Two cities in different parts of the country have recently gone for art in a big way.
In August, the Pennsylvania Academy of the Fine Arts’ Lenfest Plaza in Philadelphia unveiled a new sculpture by 82-year-old artist Claes Oldenburg. The pop sculptor has made a career of blowing everyday objects up to gargantuan proportions and installing them in major cities across the country. Oldenburg’s latest creation is a 51-foot, light-filled paintbrush called “Paint Torch.”
This is Oldenburg’s second installation in the City of Brotherly Love. His first sculpture was a monumental 12,000-pound clothespin installed in 1976. In his newest piece, the paintbrush sticks up at a 60-degree angle, and a glob of “paint” sits on the sidewalk. Most notably, this is the first piece he has created since the death of his wife and longtime collaborator, Coosje van Bruggen, in 2009.
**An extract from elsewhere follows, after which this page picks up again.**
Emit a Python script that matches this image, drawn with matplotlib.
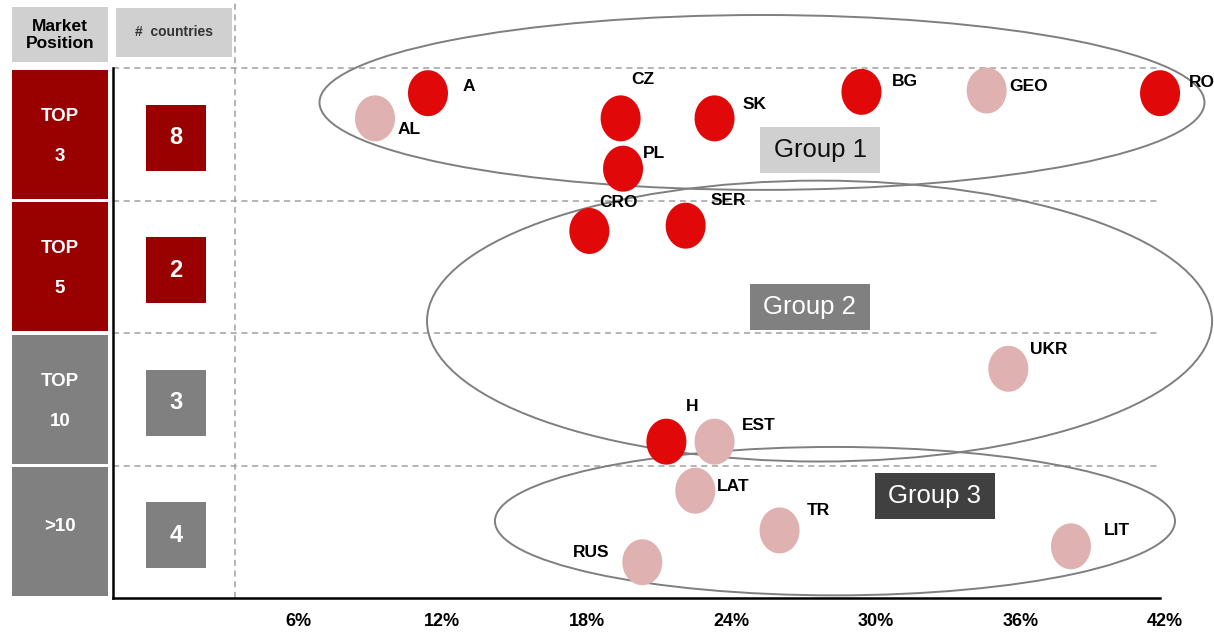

In July, Chicago’s Pioneer Court on Michigan Avenue became home to a 26-foot, 34,000-pound sculpture celebrating a classic scene in American cinema. J. Seward Johnson’s “Forever Marilyn” features a supersized Marilyn Monroe as she appeared in Billy Wilder’s 1955 film, The Seven Year Itch, frozen in the moment as her iconic white dress is raised by a blast of air.
But as it beset the actress herself, controversy has surrounded the sculpture since its debut. Complaints range from claims that the piece is sexist (there have been stories of lewd novelty pictures being taken) to questions about the quality of the art itself (critics have called it “kitschy”), to irritation over the fact that the movie took place in New York City, not Chicago.